**Task**
Retype the whole listing verbatim and keep the pictures out of it.

**Source material**

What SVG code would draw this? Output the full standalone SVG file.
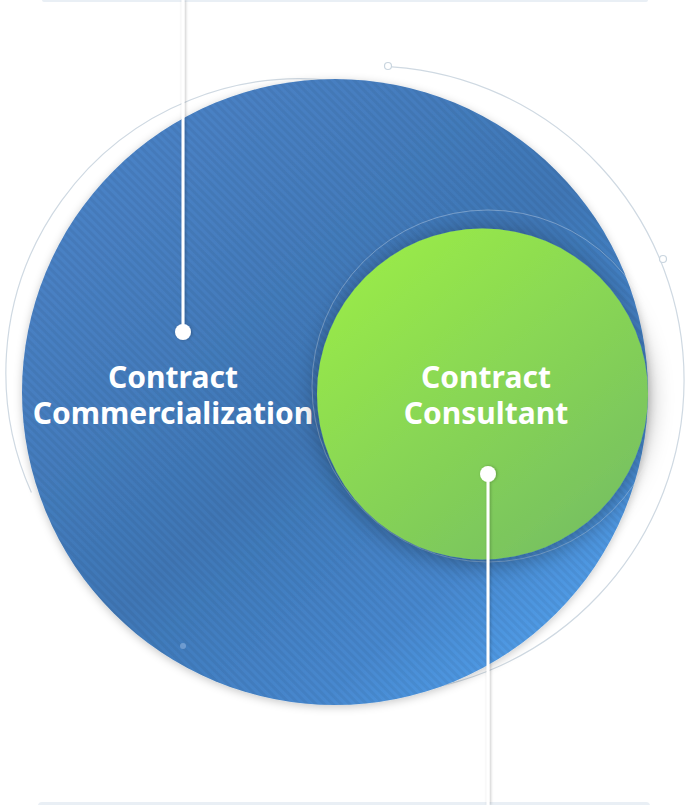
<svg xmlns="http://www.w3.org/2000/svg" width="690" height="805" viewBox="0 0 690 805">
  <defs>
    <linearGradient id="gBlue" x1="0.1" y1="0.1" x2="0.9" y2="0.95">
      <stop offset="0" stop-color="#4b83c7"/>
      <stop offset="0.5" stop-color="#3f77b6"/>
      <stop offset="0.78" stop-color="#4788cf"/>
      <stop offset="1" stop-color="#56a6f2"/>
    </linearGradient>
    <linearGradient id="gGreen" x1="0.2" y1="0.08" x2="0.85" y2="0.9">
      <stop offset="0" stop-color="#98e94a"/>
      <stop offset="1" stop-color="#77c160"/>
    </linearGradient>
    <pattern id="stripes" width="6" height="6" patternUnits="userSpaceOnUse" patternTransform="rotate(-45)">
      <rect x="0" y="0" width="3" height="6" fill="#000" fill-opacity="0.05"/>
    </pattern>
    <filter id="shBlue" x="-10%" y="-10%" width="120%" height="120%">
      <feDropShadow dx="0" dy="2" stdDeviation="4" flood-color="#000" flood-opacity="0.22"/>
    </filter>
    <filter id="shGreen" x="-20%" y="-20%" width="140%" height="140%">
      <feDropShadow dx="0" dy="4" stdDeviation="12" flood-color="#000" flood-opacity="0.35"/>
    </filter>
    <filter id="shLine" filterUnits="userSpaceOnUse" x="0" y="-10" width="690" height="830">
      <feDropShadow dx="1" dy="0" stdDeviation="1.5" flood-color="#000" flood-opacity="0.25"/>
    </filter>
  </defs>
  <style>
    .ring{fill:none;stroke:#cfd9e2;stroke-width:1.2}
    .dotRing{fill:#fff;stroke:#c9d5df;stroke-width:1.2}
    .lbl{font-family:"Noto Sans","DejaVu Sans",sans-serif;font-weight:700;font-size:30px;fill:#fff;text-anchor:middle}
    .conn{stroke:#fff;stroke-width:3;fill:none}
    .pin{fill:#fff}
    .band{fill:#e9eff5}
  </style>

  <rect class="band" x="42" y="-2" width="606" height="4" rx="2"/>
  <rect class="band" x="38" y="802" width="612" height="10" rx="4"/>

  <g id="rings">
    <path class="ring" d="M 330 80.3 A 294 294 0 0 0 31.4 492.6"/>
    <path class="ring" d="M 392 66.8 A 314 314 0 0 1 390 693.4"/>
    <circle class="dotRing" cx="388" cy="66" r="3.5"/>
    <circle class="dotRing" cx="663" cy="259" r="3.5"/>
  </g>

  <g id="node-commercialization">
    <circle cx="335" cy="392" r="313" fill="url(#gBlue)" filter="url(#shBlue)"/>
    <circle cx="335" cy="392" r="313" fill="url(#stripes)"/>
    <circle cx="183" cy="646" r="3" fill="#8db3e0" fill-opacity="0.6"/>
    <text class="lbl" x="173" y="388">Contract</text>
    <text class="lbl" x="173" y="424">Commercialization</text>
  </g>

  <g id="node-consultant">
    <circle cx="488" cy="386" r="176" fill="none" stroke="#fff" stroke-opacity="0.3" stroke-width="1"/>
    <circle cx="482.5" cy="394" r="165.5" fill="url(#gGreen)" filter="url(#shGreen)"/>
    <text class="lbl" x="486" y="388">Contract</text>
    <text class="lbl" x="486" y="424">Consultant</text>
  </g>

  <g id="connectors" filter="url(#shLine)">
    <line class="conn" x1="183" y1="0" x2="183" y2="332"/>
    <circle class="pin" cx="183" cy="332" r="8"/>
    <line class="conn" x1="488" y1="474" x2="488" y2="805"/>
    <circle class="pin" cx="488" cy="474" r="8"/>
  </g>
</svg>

**Output below**
What SVG code would draw this? Output the full standalone SVG file.
<svg xmlns="http://www.w3.org/2000/svg" width="690" height="805" viewBox="0 0 690 805">
  <defs>
    <linearGradient id="gBlue" x1="0.1" y1="0.1" x2="0.9" y2="0.95">
      <stop offset="0" stop-color="#4b83c7"/>
      <stop offset="0.5" stop-color="#3f77b6"/>
      <stop offset="0.78" stop-color="#4788cf"/>
      <stop offset="1" stop-color="#56a6f2"/>
    </linearGradient>
    <linearGradient id="gGreen" x1="0.2" y1="0.08" x2="0.85" y2="0.9">
      <stop offset="0" stop-color="#98e94a"/>
      <stop offset="1" stop-color="#77c160"/>
    </linearGradient>
    <pattern id="stripes" width="6" height="6" patternUnits="userSpaceOnUse" patternTransform="rotate(-45)">
      <rect x="0" y="0" width="3" height="6" fill="#000" fill-opacity="0.05"/>
    </pattern>
    <filter id="shBlue" x="-10%" y="-10%" width="120%" height="120%">
      <feDropShadow dx="0" dy="2" stdDeviation="4" flood-color="#000" flood-opacity="0.22"/>
    </filter>
    <filter id="shGreen" x="-20%" y="-20%" width="140%" height="140%">
      <feDropShadow dx="0" dy="4" stdDeviation="12" flood-color="#000" flood-opacity="0.35"/>
    </filter>
    <filter id="shLine" filterUnits="userSpaceOnUse" x="0" y="-10" width="690" height="830">
      <feDropShadow dx="1" dy="0" stdDeviation="1.5" flood-color="#000" flood-opacity="0.25"/>
    </filter>
  </defs>
  <style>
    .ring{fill:none;stroke:#cfd9e2;stroke-width:1.2}
    .dotRing{fill:#fff;stroke:#c9d5df;stroke-width:1.2}
    .lbl{font-family:"Noto Sans","DejaVu Sans",sans-serif;font-weight:700;font-size:30px;fill:#fff;text-anchor:middle}
    .conn{stroke:#fff;stroke-width:3;fill:none}
    .pin{fill:#fff}
    .band{fill:#e9eff5}
  </style>

  <rect class="band" x="42" y="-2" width="606" height="4" rx="2"/>
  <rect class="band" x="38" y="802" width="612" height="10" rx="4"/>

  <g id="rings">
    <path class="ring" d="M 330 80.3 A 294 294 0 0 0 31.4 492.6"/>
    <path class="ring" d="M 392 66.8 A 314 314 0 0 1 390 693.4"/>
    <circle class="dotRing" cx="388" cy="66" r="3.5"/>
    <circle class="dotRing" cx="663" cy="259" r="3.5"/>
  </g>

  <g id="node-commercialization">
    <circle cx="335" cy="392" r="313" fill="url(#gBlue)" filter="url(#shBlue)"/>
    <circle cx="335" cy="392" r="313" fill="url(#stripes)"/>
    <circle cx="183" cy="646" r="3" fill="#8db3e0" fill-opacity="0.6"/>
    <text class="lbl" x="173" y="388">Contract</text>
    <text class="lbl" x="173" y="424">Commercialization</text>
  </g>

  <g id="node-consultant">
    <circle cx="488" cy="386" r="176" fill="none" stroke="#fff" stroke-opacity="0.3" stroke-width="1"/>
    <circle cx="482.5" cy="394" r="165.5" fill="url(#gGreen)" filter="url(#shGreen)"/>
    <text class="lbl" x="486" y="388">Contract</text>
    <text class="lbl" x="486" y="424">Consultant</text>
  </g>

  <g id="connectors" filter="url(#shLine)">
    <line class="conn" x1="183" y1="0" x2="183" y2="332"/>
    <circle class="pin" cx="183" cy="332" r="8"/>
    <line class="conn" x1="488" y1="474" x2="488" y2="805"/>
    <circle class="pin" cx="488" cy="474" r="8"/>
  </g>
</svg>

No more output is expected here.